Three. The Global Virtual Asset Trading Center in Hong Kong has significant implications for the global development of the digital economy.
Competing as a global virtual asset center will directly benefit Hong Kong’s international status, drive the development of the financial services industry, strengthen its position as an international financial center, attract more international capital, promote financial innovation and financial technology, and enhance high-quality employment opportunities. Looking back, we have to admit that compared with Singapore, Hong Kong is half a step slower in terms of Web 3.0 policy and action. However, Hong Kong’s overall financial strength still makes it the most important financial center in Asia and even the world. This is because of the strong traditional financial industry in Hong Kong, a positive attitude towards new financial formats, a strong entrepreneurial atmosphere, more professional financial services, and a more complete financial regulatory system, among other advantages. Of course, behind this is the advantage of national top-level design, the far-reaching layout of national digital economic globalization, and the strong support formed by the important positioning of the Guangdong-Hong Kong-Macao Greater Bay Area as an overall international financial hub.

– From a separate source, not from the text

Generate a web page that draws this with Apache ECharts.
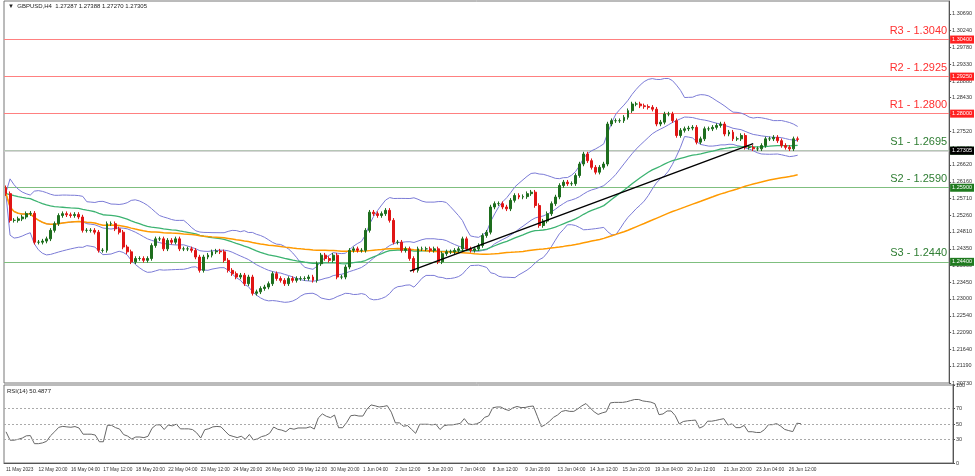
<!DOCTYPE html>
<html><head><meta charset="utf-8">
<script src="https://cdn.jsdelivr.net/npm/echarts@6/dist/echarts.min.js"></script>
<style>html,body{margin:0;padding:0;background:#fff}#c{width:975px;height:476px}</style>
</head><body><div id="c"></div>
<script>
const closesA=[1.2584,1.2512,1.2512,1.2516,1.2521,1.2530,1.2531,1.2453,1.2453,1.2456,1.2462,1.2485,1.2503,1.2525,1.2530,1.2527,1.2525,1.2528,1.2521,1.2485,1.2485,1.2485,1.2480,1.2431,1.2431,1.2503,1.2503,1.2489,1.2480,1.2440,1.2427,1.2400,1.2409,1.2409,1.2404,1.2409,1.2444,1.2462,1.2462,1.2435,1.2458,1.2453,1.2462,1.2435,1.2435,1.2435,1.2431,1.2413,1.2377,1.2413,1.2418,1.2427,1.2429,1.2427,1.2404,1.2377,1.2368,1.2359,1.2364,1.2341,1.2359,1.2315,1.2319,1.2328,1.2332,1.2341,1.2368,1.2355];
const closesB=[1.2350,1.2341,1.2355,1.2350,1.2355,1.2355,1.2355,1.2359,1.2350,1.2395,1.2418,1.2409,1.2404,1.2418,1.2359,1.2359,1.2386,1.2431,1.2435,1.2431,1.2431,1.2485,1.2534,1.2530,1.2525,1.2530,1.2539,1.2512,1.2453,1.2453,1.2431,1.2435,1.2409,1.2377,1.2435,1.2435,1.2435,1.2431,1.2435,1.2400,1.2422,1.2427,1.2427,1.2431,1.2435,1.2462,1.2435,1.2431,1.2435,1.2444,1.2471,1.2480,1.2548,1.2557,1.2557,1.2548,1.2543,1.2566,1.2579,1.2575,1.2576,1.2584,1.2588,1.2552,1.2498,1.2510,1.2530];
const closesC=[1.2557,1.2575,1.2606,1.2615,1.2611,1.2611,1.2633,1.2664,1.2691,1.2673,1.2655,1.2642,1.2655,1.2664,1.2772,1.2781,1.2781,1.2781,1.2790,1.2808,1.2826,1.2826,1.2821,1.2819,1.2817,1.2812,1.2772,1.2777,1.2799,1.2799,1.2781,1.2741,1.2755,1.2759,1.2761,1.2763,1.2723,1.2732,1.2759,1.2759,1.2763,1.2768,1.2772,1.2745,1.2750,1.2732,1.2732,1.2741,1.2709,1.2709,1.2705,1.2705,1.2714,1.2732,1.2732,1.2736,1.2727,1.2714,1.2709,1.2705,1.2732,1.27305];
const firstOpen=1.2600;
const wick=0.0006;
const tickLabels=["11 May 2023","12 May 20:00","16 May 04:00","17 May 12:00","18 May 20:00","22 May 04:00","23 May 12:00","24 May 20:00","26 May 04:00","29 May 12:00","30 May 20:00","1 Jun 04:00","2 Jun 12:00","5 Jun 20:00","7 Jun 04:00","8 Jun 12:00","9 Jun 20:00","13 Jun 04:00","14 Jun 12:00","15 Jun 20:00","19 Jun 04:00","20 Jun 12:00","21 Jun 20:00","23 Jun 04:00","26 Jun 12:00"];
const priceTicks=[1.30690,1.30240,1.29780,1.29330,1.28880,1.28430,1.27970,1.27520,1.27070,1.26620,1.26160,1.25710,1.25260,1.24810,1.24350,1.23900,1.23450,1.23000,1.22540,1.22090,1.21640,1.21190,1.20730];
const resist=[["R3",1.3040],["R2",1.2925],["R1",1.2800]];
const support=[["S1",1.2695],["S2",1.2590],["S3",1.2440]];
const lastPrice=1.27305;
const trendLine=[[100,1.2375],[185,1.2719]];
const rsiTicks=[0,30,50,70,100];

const closes=closesA.concat(closesB,closesC);
const n=closes.length, pad=Math.round(n*149/798), N=n+pad;
const candles=closes.map((c,i)=>{const o=i?closes[i-1]:firstOpen;return [o,c,Math.min(o,c)-wick,Math.max(o,c)+wick];});
const barsPerLabel=(n*780/798)/(tickLabels.length-1);
const cats=[];for(let i=0;i<N;i++)cats.push('');
tickLabels.forEach((t,j)=>{const k=Math.round(j*barsPerLabel);if(k<N)cats[k]=t;});
function sma(p){return closes.map((_,i)=>{const s=closes.slice(Math.max(0,i-p+1),i+1);return s.reduce((a,b)=>a+b,0)/s.length;});}
function ema(p){let e=closes[0];const a=2/(p+1);return closes.map(c=>e=e+a*(c-e));}
const mid=sma(20);
const sd=closes.map((_,i)=>{const s=closes.slice(Math.max(0,i-19),i+1);const m=mid[i];return Math.sqrt(s.reduce((a,b)=>a+(b-m)*(b-m),0)/s.length);});
const up=mid.map((m,i)=>m+2*sd[i]+0.0004), dn=mid.map((m,i)=>m-2*sd[i]-0.0004);
const g=ema(50), o=sma(100);
let ag=0.0006,al=0.0009;const rsi=[];
for(let i=0;i<n;i++){if(i===0){rsi.push(40);continue;}const d=closes[i]-closes[i-1];const gn=Math.max(d,0),ls=Math.max(-d,0);
 ag=(ag*13+gn)/14;al=(al*13+ls)/14;
 rsi.push(al===0?100:100-100/(1+ag/al));}
const ln=(d,c,w)=>({type:'line',data:d,symbol:'none',lineStyle:{color:c,width:w},silent:true,z:3});
const lvl=(arr,c,tc)=>arr.map(([k,v])=>({yAxis:v,lineStyle:{color:c,width:1.2,type:'solid'},label:{show:true,position:'insideEndTop',formatter:k+' - '+v.toFixed(4),color:tc,fontSize:11,fontFamily:'Arial',distance:[2,3]}}));
const box=(v,bg)=>({yAxis:v,lineStyle:{color:'transparent',width:1},label:{show:true,position:'end',formatter:v.toFixed(5),color:'#fff',backgroundColor:bg,fontSize:5.5,padding:[1,2],distance:1}});
const chart=echarts.init(document.getElementById('c'));
chart.setOption({animation:false,
 grid:[{left:4,right:22,top:1,height:382,show:true,borderColor:'#777',borderWidth:1},{left:4,right:22,top:385,height:78,show:true,borderColor:'#777',borderWidth:1}],
 xAxis:[{type:'category',data:cats,gridIndex:0,boundaryGap:true,axisLine:{show:false},axisTick:{show:false},axisLabel:{show:false}},
  {type:'category',data:cats,gridIndex:1,boundaryGap:true,axisLine:{lineStyle:{color:'#555'}},axisTick:{show:false},axisLabel:{interval:0,formatter:v=>v,fontSize:4.8,color:'#333',align:'left',margin:4,fontFamily:'Arial'}}],
 yAxis:[{type:'value',gridIndex:0,position:'right',min:1.2073,max:1.3104,splitLine:{show:false},axisLine:{show:true,lineStyle:{color:'#555'}},axisTick:{show:true,customValues:priceTicks,length:2},axisLabel:{customValues:priceTicks,formatter:v=>v.toFixed(5),fontSize:5.5,color:'#333',margin:3,fontFamily:'Arial'}},
  {type:'value',gridIndex:1,position:'right',min:0,max:100,splitLine:{show:false},axisLine:{show:true,lineStyle:{color:'#555'}},axisTick:{show:true,customValues:rsiTicks,length:2},axisLabel:{customValues:rsiTicks,fontSize:5.5,color:'#333',margin:3}}],
 series:[
  {type:'candlestick',data:candles,barWidth:'60%',z:5,itemStyle:{color:'#1e6e1e',color0:'#e01515',borderColor:'#1e6e1e',borderColor0:'#e01515',borderWidth:1},
   markLine:{symbol:'none',silent:true,z:2,data:lvl(resist,'#ff8080','#ff3030').concat(lvl(support,'#7fbf7f','#2e7d32')).concat([{yAxis:lastPrice,lineStyle:{color:'#c8c8c8',width:1.5,type:'solid'},label:{show:false}}])}},
  ln(up,'#7b7bd6',1),ln(mid,'#7b7bd6',1),ln(dn,'#7b7bd6',1),
  ln(g,'#3cb371',1.3),ln(o,'#ff9a00',1.5),
  {type:'line',data:trendLine,symbol:'none',lineStyle:{color:'#000',width:1.5},z:6,
   markLine:{symbol:'none',silent:true,data:resist.map(r=>box(r[1],'#ff2020')).concat(support.map(s=>box(s[1],'#1f7a1f'))).concat([box(lastPrice,'#000')])}},
  {type:'line',xAxisIndex:1,yAxisIndex:1,data:rsi,symbol:'none',lineStyle:{color:'#666',width:1},
   markLine:{symbol:'none',silent:true,label:{show:false},lineStyle:{color:'#aaa',type:[2,2],width:1},data:[{yAxis:30},{yAxis:50},{yAxis:70}]}}
 ],
 graphic:[{type:'text',left:8,top:3,style:{text:'▼  GBPUSD,H4  1.27287 1.27388 1.27270 1.27305',fontSize:6,fill:'#222',fontFamily:'Arial'}},
  {type:'text',left:7,top:388,style:{text:'RSI(14) 50.4877',fontSize:6,fill:'#222',fontFamily:'Arial'}}]
});
</script></body></html>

Therefore, we believe that in innovative financial issues such as virtual asset trading, Hong Kong should not pursue “running fast” but “running steadily”, adhering to the cognitive concept of “openness, compatibility, and win-win”, ensuring sustainable development with high quality and high value in promoting financial services, financial technology, and innovative finance, enhancing Hong Kong’s position as an international financial center, consolidating the global strategic positioning of national digital economic globalization and the “Belt and Road”.